Simone: “Usually, the problem that we have is the TOT, i.e. the temperature. The power is not the issue, but at 24,000 or 25,000 ft there is a super strong winds, updraft or downdraft, so strong that is nearly impossible to operate, and temperatures are very low – maybe in Kathmandu we leave that there are 30°C and up on mountains there are -40°C – and this big shock is a problem for the machine performance. Another problem is the air, there is so few oxygen in the atmosphere that we have to operate with oxygen masks on. In any case, you may not be able to rescue in a complete the comfort zone, I mean even if in the morning there is blue sky and we are called to rescue a patient, the time that we leave Kathmandu and reach the scenario which can be two or three hours distant from the Capital, the atmosphere changes quickly and we may face a cloudy sky and the helicopter is forced to land. So I may spend the night at the basecamp, with the doctor who stabilizes the patient waiting to have the possibility to fly again. Or if the doctor is not available, I have to stabilize the patient myself, then to fly back in Kathmandu. So the quality of the air doesn’t give the helicopter the possibility to perform as usual.”
- Risks that you faced in these years in Nepal. Whiteouts, ice on blades and other hard conditions. Did you find solutions to come through these problems? Are there some suggestions you would like to give to other pilots?

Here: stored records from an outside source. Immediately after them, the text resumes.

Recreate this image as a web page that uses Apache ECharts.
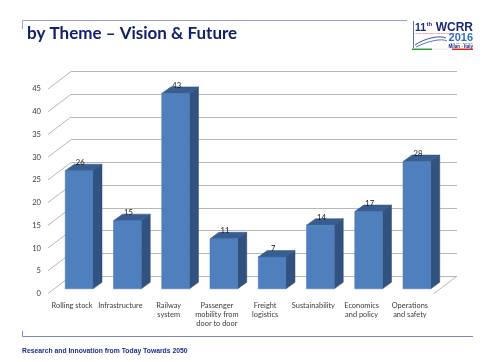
<!DOCTYPE html>
<html>
<head>
<meta charset="utf-8">
<script src="https://cdn.jsdelivr.net/npm/echarts@6/dist/echarts.min.js"></script>
<style>html,body{margin:0;padding:0;background:#fff;}#c{width:482px;height:362px;}</style>
</head>
<body>
<div id="c"></div>
<script>
const categories = ['Rolling stock', 'Infrastructure', 'Railway\nsystem', 'Passenger\nmobility from\ndoor to door', 'Freight\nlogistics', 'Sustainability', 'Economics\nand policy', 'Operations\nand safety'];
const values = [26, 15, 43, 11, 7, 14, 17, 28];
const yTicks = [0, 5, 10, 15, 20, 25, 30, 35, 40, 45];
const titleText = 'by Theme \u2013 Vision & Future';
const footerText = 'Research and Innovation from Today Towards 2050';

const DEPTH_X = 23, DEPTH_Y = -17.5;   // wall depth
const BX = 7, BY = -4.7;               // bar front-face inset
const SX = 9, SY = -6.5;               // bar depth
const GRID_COLOR = '#b7b7b7';

const chart = echarts.init(document.getElementById('c'));
chart.setOption({
  animation: false,
  backgroundColor: '#fff',
  grid: [
    {left: 48, right: 48, top: 89, bottom: 68.5},
    {left: 48 + DEPTH_X, right: 48 - DEPTH_X, top: 89 + DEPTH_Y, bottom: 68.5 - DEPTH_Y}
  ],
  xAxis: [
    {type: 'category', gridIndex: 0, data: categories, axisLine: {show: false}, axisTick: {show: false},
     axisLabel: {interval: 0, margin: 7, fontSize: 7.4, lineHeight: 9.4, color: '#3a3a3a', fontFamily: 'Lato'}},
    {type: 'category', gridIndex: 1, data: categories, show: false}
  ],
  yAxis: [
    {type: 'value', gridIndex: 0, min: 0, max: 45, interval: 5, axisLine: {show: false}, axisTick: {show: false},
     splitLine: {show: false}, axisLabel: {margin: 7, fontSize: 7.6, color: '#3a3a3a', fontFamily: 'Lato'}},
    {type: 'value', gridIndex: 1, min: 0, max: 45, interval: 5, axisLine: {show: false}, axisTick: {show: false},
     axisLabel: {show: false}, splitLine: {show: true, lineStyle: {color: GRID_COLOR, width: 1}}}
  ],
  series: [
    {
      type: 'custom', xAxisIndex: 0, yAxisIndex: 0, silent: true, z: 1,
      data: yTicks.map(t => [0, t]),
      renderItem: function (params, api) {
        const cs = params.coordSys;
        const y = api.coord([0, api.value(1)])[1];
        const children = [{
          type: 'line',
          shape: {x1: cs.x, y1: y, x2: cs.x + DEPTH_X, y2: y + DEPTH_Y},
          style: {stroke: GRID_COLOR, lineWidth: 1}
        }];
        if (api.value(1) === 0) {
          children.push({
            type: 'line',
            shape: {x1: cs.x + cs.width, y1: y, x2: cs.x + cs.width + DEPTH_X, y2: y + DEPTH_Y},
            style: {stroke: GRID_COLOR, lineWidth: 1}
          });
        }
        return {type: 'group', children: children};
      }
    },
    {
      type: 'custom', xAxisIndex: 0, yAxisIndex: 0, silent: true, z: 3,
      data: values.map((v, i) => [i, v]),
      encode: {x: 0, y: 1},
      renderItem: function (params, api) {
        const i = api.value(0), v = api.value(1);
        const top = api.coord([i, v]);
        const base = api.coord([i, 0]);
        const w = api.size([1, 0])[0] * 0.575;
        const x0 = top[0] - w / 2 + BX, x1 = x0 + w;
        const yb = base[1] + BY, yt = top[1] + BY;
        return {
          type: 'group',
          children: [
            {type: 'polygon', shape: {points: [[x1, yb], [x1, yt], [x1 + SX, yt + SY], [x1 + SX, yb + SY]]},
             style: {fill: '#31527f', stroke: '#2c4a74', lineWidth: 0.5}},
            {type: 'polygon', shape: {points: [[x0, yt], [x1, yt], [x1 + SX, yt + SY], [x0 + SX, yt + SY]]},
             style: {fill: '#385e91', stroke: '#2f5080', lineWidth: 0.5}},
            {type: 'rect', shape: {x: x0, y: yt, width: w, height: yb - yt},
             style: {fill: '#4f80bd', stroke: '#4774ad', lineWidth: 0.5}},
            {type: 'text', x: x0 + w / 2 + 1, y: yt - 8,
             style: {text: String(v), fill: '#111', fontSize: 7.6, fontFamily: 'Lato', align: 'center', verticalAlign: 'middle'}}
          ]
        };
      }
    }
  ],
  graphic: [
    {type: 'line', shape: {x1: 22.5, y1: 20.5, x2: 407, y2: 20.5}, style: {stroke: '#9a9fd6', lineWidth: 1}},
    {type: 'line', shape: {x1: 22.5, y1: 20.5, x2: 22.5, y2: 29}, style: {stroke: '#9a9fd6', lineWidth: 1}},
    {type: 'text', x: 27, y: 34, style: {text: titleText, fill: '#13216a', fontSize: 17, fontWeight: 'bold', fontFamily: 'Lato', verticalAlign: 'middle'}},
    {type: 'line', shape: {x1: 22.5, y1: 336.5, x2: 473, y2: 336.5}, style: {stroke: '#7d83cc', lineWidth: 1}},
    {type: 'line', shape: {x1: 22.5, y1: 331, x2: 22.5, y2: 336.5}, style: {stroke: '#7d83cc', lineWidth: 1}},
    {type: 'text', x: 22, y: 351, style: {text: footerText, fill: '#1d2d8c', fontSize: 6.8, fontWeight: 'bold', fontFamily: 'Liberation Sans', verticalAlign: 'middle'}},
    // logo
    {type: 'line', shape: {x1: 413.5, y1: 21, x2: 413.5, y2: 48}, style: {stroke: '#5b6cc0', lineWidth: 1}},
    {type: 'text', x: 415, y: 28, style: {text: '11', fill: '#1b2a7a', fontSize: 10.5, fontWeight: 'bold', fontFamily: 'Liberation Sans', verticalAlign: 'middle'}},
    {type: 'text', x: 426.5, y: 24.5, style: {text: 'th', fill: '#1b2a7a', fontSize: 6, fontWeight: 'bold', fontFamily: 'Liberation Sans', verticalAlign: 'middle'}},
    {type: 'text', x: 473, y: 28, style: {text: 'WCRR', fill: '#1b2a7a', fontSize: 12, fontWeight: 'bold', fontFamily: 'Liberation Sans', align: 'right', verticalAlign: 'middle'}},
    {type: 'text', x: 415, y: 33.5, style: {text: 'World Congress on Railway Research', fill: '#d33', fontSize: 2.5, fontFamily: 'Liberation Sans', verticalAlign: 'middle'}},
    {type: 'text', x: 473, y: 37.5, style: {text: '2016', fill: '#2f6fc0', fontSize: 11, fontWeight: 'bold', fontFamily: 'Liberation Sans', align: 'right', verticalAlign: 'middle'}},
    {type: 'text', x: 473, y: 43, style: {text: '29th May - 2nd June', fill: '#555', fontSize: 2.5, fontFamily: 'Liberation Sans', align: 'right', verticalAlign: 'middle'}},
    {type: 'text', x: 473, y: 46.3, style: {text: 'Milan - Italy', fill: '#1b2a7a', fontSize: 4.5, fontWeight: 'bold', fontFamily: 'Liberation Sans', align: 'right', verticalAlign: 'middle'}},
    {type: 'bezierCurve', shape: {x1: 415, y1: 45, x2: 446, y2: 38, cpx1: 425, cpy1: 38, cpx2: 440, cpy2: 35}, style: {stroke: '#3b4fa8', lineWidth: 1, fill: null}},
    {type: 'bezierCurve', shape: {x1: 416, y1: 47, x2: 447, y2: 41, cpx1: 428, cpy1: 41, cpx2: 442, cpy2: 38}, style: {stroke: '#3b4fa8', lineWidth: 0.8, fill: null}},
    {type: 'rect', shape: {x: 412, y: 48.5, width: 20, height: 1.5}, style: {fill: '#2e9a3e'}},
    {type: 'rect', shape: {x: 432, y: 48.5, width: 20, height: 1.5}, style: {fill: '#eeeeee'}},
    {type: 'rect', shape: {x: 452, y: 48.5, width: 21, height: 1.5}, style: {fill: '#d62a2a'}}
  ]
});
</script>
</body>
</html>
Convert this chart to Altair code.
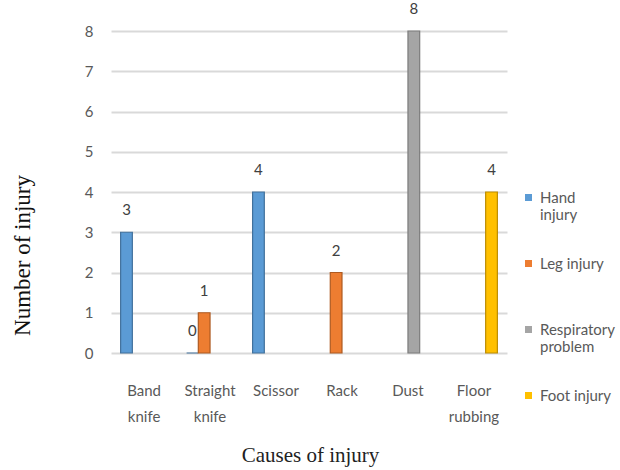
import altair as alt
import pandas as pd

categories = ["Band knife", "Straight knife", "Scissor", "Rack", "Dust", "Floor rubbing"]
series = ["Hand injury", "Leg injury", "Respiratory problem", "Foot injury"]

bar_category = ["Band knife", "Straight knife", "Straight knife", "Scissor", "Rack", "Dust", "Floor rubbing"]
bar_series = ["Hand injury", "Hand injury", "Leg injury", "Hand injury", "Leg injury", "Respiratory problem", "Foot injury"]
bar_values = [3, 0, 1, 4, 2, 8, 4]

y_ticks = [0, 1, 2, 3, 4, 5, 6, 7, 8]

colors = ["#5B9BD5", "#ED7D31", "#A5A5A5", "#FFC000"]
edge_colors = ["#41719C", "#AE5A21", "#7C7C7C", "#BC8C00"]

df = pd.DataFrame({"cause": bar_category, "type": bar_series, "count": bar_values})

label_font = "Lato, Liberation Sans, sans-serif"
title_font = "Liberation Serif, Times New Roman, serif"

x_enc = alt.X(
    "cause:N",
    sort=categories,
    scale=alt.Scale(domain=categories, paddingInner=0.29, paddingOuter=0.146),
    axis=alt.Axis(
        title="Causes of injury",
        labelExpr="split(datum.label, ' ')",
        labelAngle=0,
        labelFont=label_font,
        labelFontSize=15,
        labelColor="#595959",
        labelPadding=37,
        labelLineHeight=26,
        labelBaseline="middle",
        ticks=False,
        domain=False,
        titleFont=title_font,
        titleFontSize=21,
        titleFontWeight="normal",
        titleColor="#222222",
        titleX=199,
        titleY=102,
        titleBaseline="middle",
        titleAlign="center",
    ),
)
xoff_enc = alt.XOffset("type:N", sort=series, scale=alt.Scale(domain=series, paddingInner=0, paddingOuter=0))
y_enc = alt.Y(
    "count:Q",
    scale=alt.Scale(domain=[0, 8], nice=False),
    axis=alt.Axis(
        title="Number of injury",
        values=y_ticks,
        format="d",
        labelFont=label_font,
        labelFontSize=15,
        labelColor="#595959",
        labelPadding=18,
        ticks=False,
        domain=False,
        grid=True,
        gridColor="#D9D9D9",
        gridWidth=2,
        titleFont=title_font,
        titleFontSize=23,
        titleFontWeight="normal",
        titleColor="#111111",
        titleX=-89,
        titleY=224,
        titleBaseline="middle",
        titleAlign="center",
        titleAngle=270,
    ),
)

color_enc = alt.Color(
    "type:N",
    sort=series,
    scale=alt.Scale(domain=series, range=colors),
    legend=alt.Legend(
        title=None,
        orient="none",
        legendX=410,
        legendY=159,
        padding=0,
        symbolType="square",
        symbolSize=49,
        symbolStrokeWidth=0,
        labelFont=label_font,
        labelFontSize=15,
        labelColor="#595959",
        labelOffset=4,
        labelLimit=0,
        gridAlign="all",
        rowPadding=33,
        labelExpr="datum.label == 'Hand injury' ? ['Hand', 'injury'] : datum.label == 'Respiratory problem' ? ['Respiratory', 'problem'] : datum.label",
    ),
)

bars = alt.Chart(df).mark_bar(strokeWidth=1.2).encode(
    x=x_enc,
    xOffset=xoff_enc,
    y=y_enc,
    color=color_enc,
    stroke=alt.Stroke("type:N", scale=alt.Scale(domain=series, range=edge_colors), legend=None),
)

texts = alt.Chart(df).mark_text(
    dy=-22, baseline="middle", font=label_font, fontSize=15, color="#404040"
).encode(
    x=alt.X("cause:N", sort=categories),
    xOffset=alt.XOffset("type:N", sort=series),
    y=alt.Y("count:Q"),
    text=alt.Text("count:Q", format="d"),
)

chart = (
    alt.layer(bars, texts)
    .properties(
        width=396,
        height=322,
        autosize=alt.AutoSizeParams(type="none"),
        padding={"left": 111, "top": 31, "right": 113, "bottom": 117},
        background="white",
    )
    .configure_view(stroke=None)
)

chart.save("out.html", embed_options={"renderer": "svg", "actions": False})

Simone: “In high altitude, I find my home. This is a characteristic that should be mandatory for any pilot who flies on mountains. You have to love flying high, you should not suffer hypoxia, you have to be ready to sleep everywhere even if you do not have your tent. Second, it is nearly mandatory to have geographical knowledge. If for some reason you have to divert in some other airport, you can do it, refill and go home. To divert is a maneuver that you cannot do in Nepal. The only thing that can admit a diversion is to stop your mission where you are, don’t use the one litre more of kerosene, but save it. And when the conditions become better the day after, catch everything and fly back to Kathmandu. So, the advice is: you have to be an athlete. You may not be the best pilot there is, you may be a good pilot, but you should have a great self-control, should be physically fit – you should not weight over 70 kilos -, because every kilo counts, because there is a difference when you have 10 kilos fuel more or 10 kilos fuel less and you know that you can risk 22,000 or 23,000 ft. We are talking of extreme situations, but if you know how to perform well in hard conditions, so you will perform better in ordinary missions.”